Last night the hiking trail at the Vermilion River Gorge was alive with bird song. Finally, the mosquitos have hatched providing much needed food for our feathered friends! O.K., one must have a positive attitude when walking in the woods at this time of year!
Anyhow, some new migrants that have arrived in the area are: Canada Warbler (back in the same spot as last year – in the thickest brush you can imagine); Black-throated Green Warbler; Veery; Northern Parula; Blackburnian Warbler. They were joined by the mulitudes of Nashville Warblers (another misnomer) and Least Flycatchers.
Then I heard the call of a YELLOW-BELLIED FLYCATCHER! dur-reep, dur-reep Wow, I hope this isn’t just a migrant – he was in a swampy area down by the lake.
The Yellow-bellied Flycatcher is one of the Empidonax Flycatchers. In Minnesota we have 5 species of Flycatcher that look so similar that they can only be identified by song and/or habitat. Up north here around Crane Lake we would probably encounter only 3 of the Empids: Least Flycatcher, Yellow-bellied Flycatcher, and Alder Flycatcher.
The Alder Flycatcher is kind of a fun bird, their song is said to sound like: free beer, free beer…and they frequent Alder bushes.

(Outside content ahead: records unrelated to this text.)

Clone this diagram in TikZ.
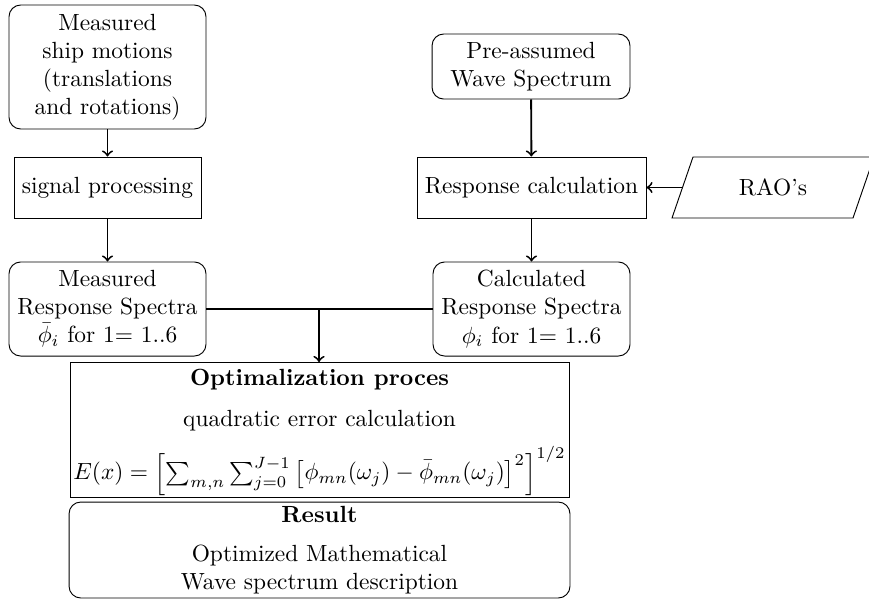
\documentclass[tikz,border=0pt]{standalone}
\begin{document}
\begin{tikzpicture}[x=0.4274pt,y=-0.4274pt,
  box/.style={draw,line width=0.4pt,align=center,inner sep=0pt},
  rbox/.style={box,rounded corners=5pt},
  flow/.style={->,line width=0.8pt}]
\useasboundingbox (0,0) rectangle (869,608);

% left column: measurements
\node[rbox,minimum width=84.2pt,minimum height=53pt] (ship) at (107.5,67)
  {Measured\\ship motions\\(translations\\and rotations)};
\node[box,minimum width=79.9pt,minimum height=26.1pt] (signal) at (107.5,187.5)
  {signal processing};
\node[rbox,minimum width=84.2pt,minimum height=40.2pt] (meas) at (107.5,309)
  {Measured\\Response Spectra\\$\bar{\phi}_i$ for 1= 1..6};

% right column: calculation
\node[rbox,minimum width=84.6pt,minimum height=27.8pt] (wave) at (531,66.5)
  {Pre-assumed\\Wave Spectrum};
\node[box,minimum width=97.9pt,minimum height=26.1pt] (resp) at (531.5,187.5)
  {Response calculation};
% RAO input as a parallelogram
\draw[line width=0.4pt] (672,218) -- (693,157) -- (874,157) -- (853,218) -- cycle;
\node (rao) at (773,187.5) {RAO's};
\coordinate (raoin) at (682.5,187.5);
\node[rbox,minimum width=84.2pt,minimum height=40.2pt] (calc) at (531.5,309)
  {Calculated\\Response Spectra\\$\phi_i$ for 1= 1..6};

% optimisation and result
\node[box,minimum width=213.3pt,minimum height=57.7pt] (opt) at (319.5,430)
  {\rule{0pt}{9pt}\textbf{Optimalization proces}\\[5.5pt]
   quadratic error calculation\\[5.5pt]
   $E(x)=\left[\sum_{m,n}\sum_{j=0}^{J-1}\left[\phi_{mn}(\omega_j)-\bar{\phi}_{mn}(\omega_j)\right]^2\right]^{1/2}$};
\node[rbox,minimum width=214.1pt,minimum height=41pt] (res) at (319.5,550)
  {\textbf{Result}\\[4.5pt]Optimized Mathematical\\Wave spectrum description};

% connectors
\draw[flow] (ship) -- (signal);
\draw[flow] (signal) -- (meas);
\draw[flow] (wave) -- (resp);
\draw[flow] (raoin) -- (resp.east);
\draw[flow] (resp) -- (calc);
\draw[line width=0.8pt] (meas.east) -- (calc.west);
\coordinate (join) at (319,309);
\draw[flow] (join) -- (join |- opt.north);
\end{tikzpicture}
\end{document}
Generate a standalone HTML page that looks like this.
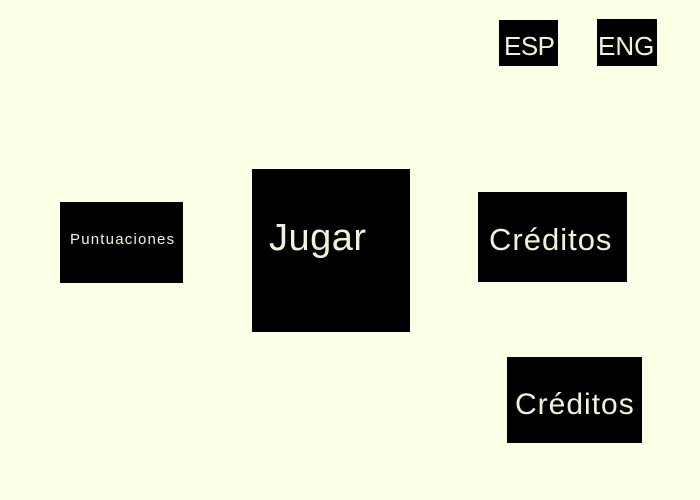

And then there’s the Olive-sided Flycatcher (not one of the empids) and he says: quick three beers, quick three beers… This Flycatcher is larger and likes wetlands and you can usually see them at the top of a dead tree doing what they like to do best: catching bugs on the fly. They will fly out from their perch to catch a flying insect and most of the time will return to the same perch. Easy to spot and identify if you are lucky enough to find one.